> [Exercise materials]:
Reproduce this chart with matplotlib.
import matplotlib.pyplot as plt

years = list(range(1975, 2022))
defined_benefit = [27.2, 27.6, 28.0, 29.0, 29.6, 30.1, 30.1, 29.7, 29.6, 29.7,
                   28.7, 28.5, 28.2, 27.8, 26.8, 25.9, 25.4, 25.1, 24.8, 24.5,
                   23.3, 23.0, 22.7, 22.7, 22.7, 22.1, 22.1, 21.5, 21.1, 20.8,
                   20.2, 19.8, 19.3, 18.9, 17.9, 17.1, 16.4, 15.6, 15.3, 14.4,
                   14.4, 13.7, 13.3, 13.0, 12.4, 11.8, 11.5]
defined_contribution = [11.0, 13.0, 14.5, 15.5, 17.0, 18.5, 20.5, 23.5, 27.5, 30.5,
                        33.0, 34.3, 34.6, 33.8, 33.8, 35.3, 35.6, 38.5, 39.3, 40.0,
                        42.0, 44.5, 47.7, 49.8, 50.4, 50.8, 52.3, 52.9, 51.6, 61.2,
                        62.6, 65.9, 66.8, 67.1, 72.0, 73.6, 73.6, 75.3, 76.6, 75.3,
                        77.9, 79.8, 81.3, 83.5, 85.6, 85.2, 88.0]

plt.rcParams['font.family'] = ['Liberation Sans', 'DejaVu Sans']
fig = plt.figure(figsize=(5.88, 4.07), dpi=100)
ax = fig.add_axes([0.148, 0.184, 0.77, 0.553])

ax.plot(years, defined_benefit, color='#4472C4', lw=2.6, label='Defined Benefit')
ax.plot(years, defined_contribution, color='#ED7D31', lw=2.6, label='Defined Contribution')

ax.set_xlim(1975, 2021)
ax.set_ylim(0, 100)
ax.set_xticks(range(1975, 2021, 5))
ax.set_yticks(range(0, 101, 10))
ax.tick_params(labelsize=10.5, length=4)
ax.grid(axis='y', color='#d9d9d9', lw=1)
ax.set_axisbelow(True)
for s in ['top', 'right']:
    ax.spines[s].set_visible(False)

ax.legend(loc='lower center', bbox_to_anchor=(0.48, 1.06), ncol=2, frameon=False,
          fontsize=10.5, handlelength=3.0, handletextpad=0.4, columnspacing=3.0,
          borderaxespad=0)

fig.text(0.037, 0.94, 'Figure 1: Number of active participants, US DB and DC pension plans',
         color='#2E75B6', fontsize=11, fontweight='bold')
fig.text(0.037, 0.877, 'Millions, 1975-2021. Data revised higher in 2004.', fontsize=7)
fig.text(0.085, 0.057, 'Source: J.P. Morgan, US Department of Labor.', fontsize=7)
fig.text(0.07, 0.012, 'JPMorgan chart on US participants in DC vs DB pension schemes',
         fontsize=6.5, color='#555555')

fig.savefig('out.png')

---

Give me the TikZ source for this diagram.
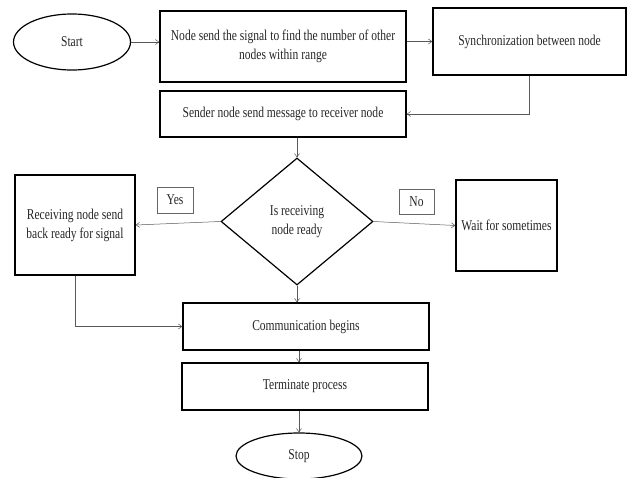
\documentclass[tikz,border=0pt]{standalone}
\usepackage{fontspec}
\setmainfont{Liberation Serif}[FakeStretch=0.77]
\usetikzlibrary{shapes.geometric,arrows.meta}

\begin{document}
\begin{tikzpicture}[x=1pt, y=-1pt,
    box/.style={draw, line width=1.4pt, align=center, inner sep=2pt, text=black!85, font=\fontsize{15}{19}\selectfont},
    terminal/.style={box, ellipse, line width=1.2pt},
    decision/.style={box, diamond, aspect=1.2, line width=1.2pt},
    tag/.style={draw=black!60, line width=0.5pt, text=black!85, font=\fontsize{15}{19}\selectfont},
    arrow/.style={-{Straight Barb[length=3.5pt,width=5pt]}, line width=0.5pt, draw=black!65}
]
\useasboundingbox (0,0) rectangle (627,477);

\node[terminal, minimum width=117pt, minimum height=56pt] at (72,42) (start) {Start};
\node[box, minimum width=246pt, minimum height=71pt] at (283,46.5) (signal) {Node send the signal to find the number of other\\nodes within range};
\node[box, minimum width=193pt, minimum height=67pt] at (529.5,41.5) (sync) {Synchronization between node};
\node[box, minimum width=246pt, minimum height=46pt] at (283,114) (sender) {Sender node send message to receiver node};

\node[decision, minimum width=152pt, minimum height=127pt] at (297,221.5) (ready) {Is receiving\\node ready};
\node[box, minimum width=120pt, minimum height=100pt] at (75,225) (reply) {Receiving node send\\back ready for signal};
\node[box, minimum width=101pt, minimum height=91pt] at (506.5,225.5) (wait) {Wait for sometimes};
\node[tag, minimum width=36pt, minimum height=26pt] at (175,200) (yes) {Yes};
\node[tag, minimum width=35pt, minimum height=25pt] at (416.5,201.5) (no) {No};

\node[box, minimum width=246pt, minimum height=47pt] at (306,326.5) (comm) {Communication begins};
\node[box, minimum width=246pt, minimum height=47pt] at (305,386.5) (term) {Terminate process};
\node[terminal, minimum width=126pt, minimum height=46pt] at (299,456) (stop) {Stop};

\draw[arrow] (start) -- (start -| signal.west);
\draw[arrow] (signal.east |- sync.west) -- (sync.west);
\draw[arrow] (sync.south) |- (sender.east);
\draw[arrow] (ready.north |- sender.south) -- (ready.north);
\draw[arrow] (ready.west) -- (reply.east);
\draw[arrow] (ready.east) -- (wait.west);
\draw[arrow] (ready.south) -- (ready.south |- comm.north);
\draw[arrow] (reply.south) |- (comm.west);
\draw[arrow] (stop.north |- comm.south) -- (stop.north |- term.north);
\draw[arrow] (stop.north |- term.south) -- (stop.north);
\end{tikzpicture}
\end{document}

...

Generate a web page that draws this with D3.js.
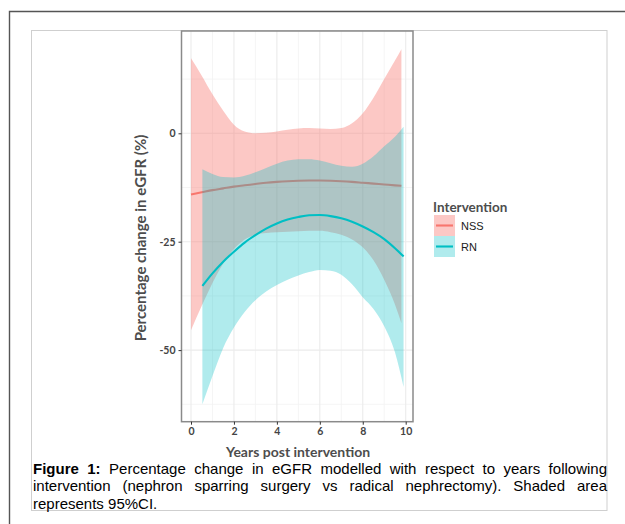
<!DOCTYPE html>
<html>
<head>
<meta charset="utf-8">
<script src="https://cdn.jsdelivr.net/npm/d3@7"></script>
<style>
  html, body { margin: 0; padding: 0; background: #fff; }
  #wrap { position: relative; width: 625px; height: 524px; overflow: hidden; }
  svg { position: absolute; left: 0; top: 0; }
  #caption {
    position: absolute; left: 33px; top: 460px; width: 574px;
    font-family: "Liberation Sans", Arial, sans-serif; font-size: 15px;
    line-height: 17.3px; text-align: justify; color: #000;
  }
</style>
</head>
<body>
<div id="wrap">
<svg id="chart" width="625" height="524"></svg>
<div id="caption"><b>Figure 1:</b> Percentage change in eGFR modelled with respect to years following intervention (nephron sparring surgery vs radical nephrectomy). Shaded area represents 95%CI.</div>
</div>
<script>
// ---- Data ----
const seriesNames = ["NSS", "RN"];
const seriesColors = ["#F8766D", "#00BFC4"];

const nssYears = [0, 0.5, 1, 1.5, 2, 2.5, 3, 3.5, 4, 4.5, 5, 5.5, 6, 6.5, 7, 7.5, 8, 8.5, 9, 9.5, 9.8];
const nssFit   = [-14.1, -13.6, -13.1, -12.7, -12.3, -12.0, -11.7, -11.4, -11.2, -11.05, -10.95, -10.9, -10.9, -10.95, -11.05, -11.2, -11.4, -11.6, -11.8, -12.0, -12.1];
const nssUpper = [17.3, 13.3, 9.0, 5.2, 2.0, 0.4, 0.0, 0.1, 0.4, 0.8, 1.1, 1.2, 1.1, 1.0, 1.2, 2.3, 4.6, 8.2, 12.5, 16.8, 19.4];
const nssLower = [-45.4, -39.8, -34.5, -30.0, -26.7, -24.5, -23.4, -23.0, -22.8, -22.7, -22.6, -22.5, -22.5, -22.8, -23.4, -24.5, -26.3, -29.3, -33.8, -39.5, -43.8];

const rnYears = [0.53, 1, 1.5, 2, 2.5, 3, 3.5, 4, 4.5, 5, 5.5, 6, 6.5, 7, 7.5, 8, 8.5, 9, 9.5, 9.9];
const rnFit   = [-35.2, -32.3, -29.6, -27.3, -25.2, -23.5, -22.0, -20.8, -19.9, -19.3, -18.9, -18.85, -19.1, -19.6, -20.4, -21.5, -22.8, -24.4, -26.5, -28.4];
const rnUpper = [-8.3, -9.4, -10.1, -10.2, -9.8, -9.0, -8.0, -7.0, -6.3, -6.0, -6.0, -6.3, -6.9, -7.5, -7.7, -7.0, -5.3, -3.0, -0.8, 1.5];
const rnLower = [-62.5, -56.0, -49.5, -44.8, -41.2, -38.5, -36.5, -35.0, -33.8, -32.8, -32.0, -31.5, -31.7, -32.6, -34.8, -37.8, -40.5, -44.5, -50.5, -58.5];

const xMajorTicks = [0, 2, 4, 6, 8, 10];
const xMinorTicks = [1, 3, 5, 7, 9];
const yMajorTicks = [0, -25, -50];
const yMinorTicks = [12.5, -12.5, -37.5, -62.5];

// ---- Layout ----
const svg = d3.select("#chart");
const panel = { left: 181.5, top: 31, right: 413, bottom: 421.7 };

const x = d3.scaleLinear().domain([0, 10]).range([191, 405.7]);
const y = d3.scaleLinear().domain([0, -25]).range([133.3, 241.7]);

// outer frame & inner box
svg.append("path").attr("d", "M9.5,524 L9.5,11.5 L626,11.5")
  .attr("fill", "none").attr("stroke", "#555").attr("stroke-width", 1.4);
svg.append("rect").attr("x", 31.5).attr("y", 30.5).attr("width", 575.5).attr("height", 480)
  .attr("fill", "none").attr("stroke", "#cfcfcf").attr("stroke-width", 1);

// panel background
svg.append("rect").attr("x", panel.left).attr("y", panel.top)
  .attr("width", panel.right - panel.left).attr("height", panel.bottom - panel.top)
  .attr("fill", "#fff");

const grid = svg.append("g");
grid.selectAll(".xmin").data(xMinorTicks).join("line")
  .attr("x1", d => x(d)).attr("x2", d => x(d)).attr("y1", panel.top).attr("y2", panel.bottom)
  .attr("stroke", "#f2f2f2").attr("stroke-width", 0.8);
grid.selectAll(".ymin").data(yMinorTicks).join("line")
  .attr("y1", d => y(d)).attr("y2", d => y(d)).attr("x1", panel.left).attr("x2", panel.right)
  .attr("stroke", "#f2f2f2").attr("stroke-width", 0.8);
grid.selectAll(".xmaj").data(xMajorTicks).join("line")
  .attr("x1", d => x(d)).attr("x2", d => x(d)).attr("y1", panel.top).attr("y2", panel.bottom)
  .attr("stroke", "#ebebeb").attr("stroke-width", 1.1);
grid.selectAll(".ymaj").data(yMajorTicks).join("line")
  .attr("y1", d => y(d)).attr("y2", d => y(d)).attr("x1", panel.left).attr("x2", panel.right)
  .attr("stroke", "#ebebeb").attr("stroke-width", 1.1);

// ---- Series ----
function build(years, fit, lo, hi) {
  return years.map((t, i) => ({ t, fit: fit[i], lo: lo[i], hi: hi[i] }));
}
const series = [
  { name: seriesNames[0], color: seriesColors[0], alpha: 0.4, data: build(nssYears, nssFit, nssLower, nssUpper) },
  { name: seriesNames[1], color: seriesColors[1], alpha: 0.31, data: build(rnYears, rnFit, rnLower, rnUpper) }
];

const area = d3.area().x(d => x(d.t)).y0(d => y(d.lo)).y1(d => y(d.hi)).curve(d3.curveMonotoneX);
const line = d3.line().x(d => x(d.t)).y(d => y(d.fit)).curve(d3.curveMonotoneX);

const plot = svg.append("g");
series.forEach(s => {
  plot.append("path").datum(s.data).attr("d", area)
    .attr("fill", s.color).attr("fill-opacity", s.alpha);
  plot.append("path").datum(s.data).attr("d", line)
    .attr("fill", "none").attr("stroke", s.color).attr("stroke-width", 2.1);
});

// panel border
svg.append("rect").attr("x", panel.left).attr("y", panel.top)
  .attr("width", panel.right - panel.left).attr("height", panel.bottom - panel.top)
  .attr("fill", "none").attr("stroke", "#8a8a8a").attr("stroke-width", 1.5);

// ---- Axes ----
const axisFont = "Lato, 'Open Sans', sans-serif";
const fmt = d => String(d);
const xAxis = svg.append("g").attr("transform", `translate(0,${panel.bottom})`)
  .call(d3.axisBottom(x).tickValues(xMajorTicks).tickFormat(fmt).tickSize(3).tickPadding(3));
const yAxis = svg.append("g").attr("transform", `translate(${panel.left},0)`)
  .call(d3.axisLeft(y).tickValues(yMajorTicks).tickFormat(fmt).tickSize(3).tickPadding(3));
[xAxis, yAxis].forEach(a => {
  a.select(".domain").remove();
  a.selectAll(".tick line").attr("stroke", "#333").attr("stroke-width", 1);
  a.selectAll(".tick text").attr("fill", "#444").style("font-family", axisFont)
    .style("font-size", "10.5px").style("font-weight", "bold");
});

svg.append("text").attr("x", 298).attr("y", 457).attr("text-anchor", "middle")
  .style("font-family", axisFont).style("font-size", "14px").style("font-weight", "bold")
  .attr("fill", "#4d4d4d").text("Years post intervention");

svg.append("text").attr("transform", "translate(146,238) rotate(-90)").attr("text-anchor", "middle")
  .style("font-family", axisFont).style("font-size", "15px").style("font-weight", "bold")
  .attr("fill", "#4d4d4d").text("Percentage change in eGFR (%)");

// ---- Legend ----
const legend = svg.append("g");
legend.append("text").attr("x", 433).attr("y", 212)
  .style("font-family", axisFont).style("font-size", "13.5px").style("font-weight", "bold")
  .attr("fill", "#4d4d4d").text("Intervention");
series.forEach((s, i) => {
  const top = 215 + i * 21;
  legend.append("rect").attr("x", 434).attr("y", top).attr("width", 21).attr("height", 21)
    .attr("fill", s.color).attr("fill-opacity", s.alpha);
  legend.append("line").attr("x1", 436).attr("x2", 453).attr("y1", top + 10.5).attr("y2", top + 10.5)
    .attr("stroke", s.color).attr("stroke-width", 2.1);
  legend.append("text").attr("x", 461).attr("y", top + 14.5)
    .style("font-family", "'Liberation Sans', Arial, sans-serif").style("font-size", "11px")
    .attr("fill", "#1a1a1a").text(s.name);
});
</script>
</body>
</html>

> [Problem]: Only the lines from the one containing "Reproduce this chart with matplotlib." to the one containing "lw=2.6, label='Defined Contribution')" are to be printed, both ends included, exactly as written.

> [Complete output]:
Reproduce this chart with matplotlib.
import matplotlib.pyplot as plt

years = list(range(1975, 2022))
defined_benefit = [27.2, 27.6, 28.0, 29.0, 29.6, 30.1, 30.1, 29.7, 29.6, 29.7,
                   28.7, 28.5, 28.2, 27.8, 26.8, 25.9, 25.4, 25.1, 24.8, 24.5,
                   23.3, 23.0, 22.7, 22.7, 22.7, 22.1, 22.1, 21.5, 21.1, 20.8,
                   20.2, 19.8, 19.3, 18.9, 17.9, 17.1, 16.4, 15.6, 15.3, 14.4,
                   14.4, 13.7, 13.3, 13.0, 12.4, 11.8, 11.5]
defined_contribution = [11.0, 13.0, 14.5, 15.5, 17.0, 18.5, 20.5, 23.5, 27.5, 30.5,
                        33.0, 34.3, 34.6, 33.8, 33.8, 35.3, 35.6, 38.5, 39.3, 40.0,
                        42.0, 44.5, 47.7, 49.8, 50.4, 50.8, 52.3, 52.9, 51.6, 61.2,
                        62.6, 65.9, 66.8, 67.1, 72.0, 73.6, 73.6, 75.3, 76.6, 75.3,
                        77.9, 79.8, 81.3, 83.5, 85.6, 85.2, 88.0]

plt.rcParams['font.family'] = ['Liberation Sans', 'DejaVu Sans']
fig = plt.figure(figsize=(5.88, 4.07), dpi=100)
ax = fig.add_axes([0.148, 0.184, 0.77, 0.553])

ax.plot(years, defined_benefit, color='#4472C4', lw=2.6, label='Defined Benefit')
ax.plot(years, defined_contribution, color='#ED7D31', lw=2.6, label='Defined Contribution')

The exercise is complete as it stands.